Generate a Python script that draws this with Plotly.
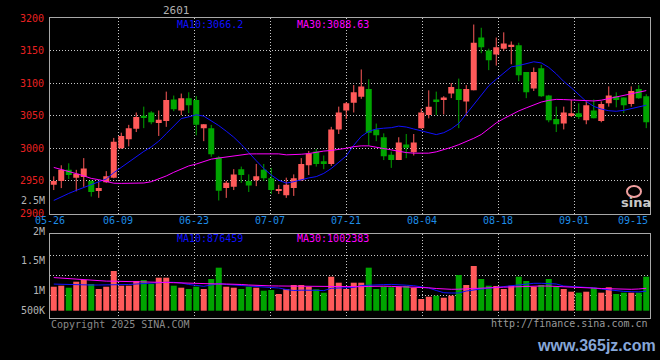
○ ○ ○ ○ ○ ○ ○
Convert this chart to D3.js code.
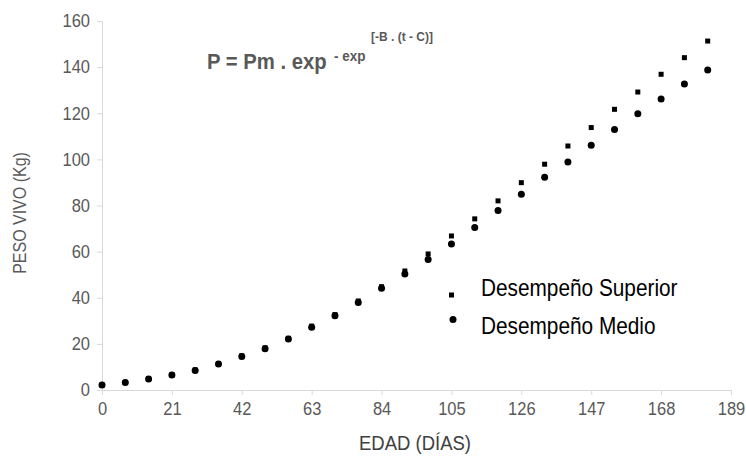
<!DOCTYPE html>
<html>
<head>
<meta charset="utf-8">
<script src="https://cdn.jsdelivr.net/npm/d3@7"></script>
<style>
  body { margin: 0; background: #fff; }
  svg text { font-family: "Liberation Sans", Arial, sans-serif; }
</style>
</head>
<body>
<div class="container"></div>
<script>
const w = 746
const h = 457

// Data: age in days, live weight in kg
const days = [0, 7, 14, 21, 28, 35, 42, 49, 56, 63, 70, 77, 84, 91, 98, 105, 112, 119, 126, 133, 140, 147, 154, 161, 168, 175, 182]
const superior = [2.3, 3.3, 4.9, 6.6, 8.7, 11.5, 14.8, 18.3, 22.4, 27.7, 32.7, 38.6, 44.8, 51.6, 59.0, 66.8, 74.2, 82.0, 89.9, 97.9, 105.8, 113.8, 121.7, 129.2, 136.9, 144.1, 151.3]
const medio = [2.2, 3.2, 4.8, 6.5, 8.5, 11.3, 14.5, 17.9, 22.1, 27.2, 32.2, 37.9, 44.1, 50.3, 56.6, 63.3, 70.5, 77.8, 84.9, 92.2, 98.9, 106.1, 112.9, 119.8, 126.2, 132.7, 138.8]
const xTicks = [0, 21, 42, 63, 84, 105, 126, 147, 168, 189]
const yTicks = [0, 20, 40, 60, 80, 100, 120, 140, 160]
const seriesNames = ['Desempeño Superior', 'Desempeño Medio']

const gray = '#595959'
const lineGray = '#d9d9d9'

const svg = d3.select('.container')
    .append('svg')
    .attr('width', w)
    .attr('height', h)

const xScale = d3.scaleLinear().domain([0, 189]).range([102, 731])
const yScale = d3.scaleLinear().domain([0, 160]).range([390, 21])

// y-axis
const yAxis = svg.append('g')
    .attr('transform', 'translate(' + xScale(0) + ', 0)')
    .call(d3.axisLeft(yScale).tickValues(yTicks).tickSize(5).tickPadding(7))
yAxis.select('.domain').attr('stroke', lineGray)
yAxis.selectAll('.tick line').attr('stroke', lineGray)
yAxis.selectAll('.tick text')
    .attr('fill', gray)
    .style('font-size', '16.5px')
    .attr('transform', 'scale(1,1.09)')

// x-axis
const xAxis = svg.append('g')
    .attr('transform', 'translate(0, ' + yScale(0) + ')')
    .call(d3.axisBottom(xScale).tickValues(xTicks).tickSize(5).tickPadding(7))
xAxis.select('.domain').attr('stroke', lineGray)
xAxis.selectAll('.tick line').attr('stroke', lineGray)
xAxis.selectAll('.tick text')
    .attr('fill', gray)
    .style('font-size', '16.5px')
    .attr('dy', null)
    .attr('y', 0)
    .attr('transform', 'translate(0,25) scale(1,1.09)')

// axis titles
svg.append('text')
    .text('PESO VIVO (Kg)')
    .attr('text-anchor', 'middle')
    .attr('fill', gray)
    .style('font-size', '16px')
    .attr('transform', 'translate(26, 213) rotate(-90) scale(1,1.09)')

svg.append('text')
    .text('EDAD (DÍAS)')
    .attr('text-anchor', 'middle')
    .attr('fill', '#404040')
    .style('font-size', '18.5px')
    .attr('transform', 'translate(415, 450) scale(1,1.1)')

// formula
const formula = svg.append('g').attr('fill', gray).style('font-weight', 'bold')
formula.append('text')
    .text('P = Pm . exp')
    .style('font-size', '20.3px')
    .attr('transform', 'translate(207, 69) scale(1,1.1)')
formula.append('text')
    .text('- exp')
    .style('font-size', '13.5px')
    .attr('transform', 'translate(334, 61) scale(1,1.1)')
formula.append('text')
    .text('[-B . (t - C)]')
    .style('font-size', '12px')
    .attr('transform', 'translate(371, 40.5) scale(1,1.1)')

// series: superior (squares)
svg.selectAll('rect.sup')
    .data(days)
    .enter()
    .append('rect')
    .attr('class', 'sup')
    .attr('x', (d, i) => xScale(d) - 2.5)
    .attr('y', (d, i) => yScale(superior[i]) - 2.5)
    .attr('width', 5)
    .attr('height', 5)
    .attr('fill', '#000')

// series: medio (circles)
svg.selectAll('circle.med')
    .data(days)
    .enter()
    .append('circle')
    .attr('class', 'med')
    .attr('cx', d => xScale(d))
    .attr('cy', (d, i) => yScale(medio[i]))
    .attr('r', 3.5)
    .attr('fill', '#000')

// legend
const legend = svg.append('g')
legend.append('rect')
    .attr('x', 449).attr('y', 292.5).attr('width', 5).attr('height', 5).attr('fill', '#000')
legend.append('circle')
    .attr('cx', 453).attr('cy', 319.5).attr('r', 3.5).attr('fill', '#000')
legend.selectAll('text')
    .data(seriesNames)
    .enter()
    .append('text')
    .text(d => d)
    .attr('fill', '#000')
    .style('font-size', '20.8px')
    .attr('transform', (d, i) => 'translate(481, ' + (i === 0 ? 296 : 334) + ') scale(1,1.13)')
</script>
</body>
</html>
○ ○ ○ ○ ○ ○ ○
WORK TO BE COMPLETED: Reproduce the lines above starting at the one with "Convert this chart to D3.js code." and ending at the one with "const h = 457", both included, exactly and with no pictures.

RESPONSE TO THE EXERCISE:
Convert this chart to D3.js code.
<!DOCTYPE html>
<html>
<head>
<meta charset="utf-8">
<script src="https://cdn.jsdelivr.net/npm/d3@7"></script>
<style>
  body { margin: 0; background: #fff; }
  svg text { font-family: "Liberation Sans", Arial, sans-serif; }
</style>
</head>
<body>
<div class="container"></div>
<script>
const w = 746
const h = 457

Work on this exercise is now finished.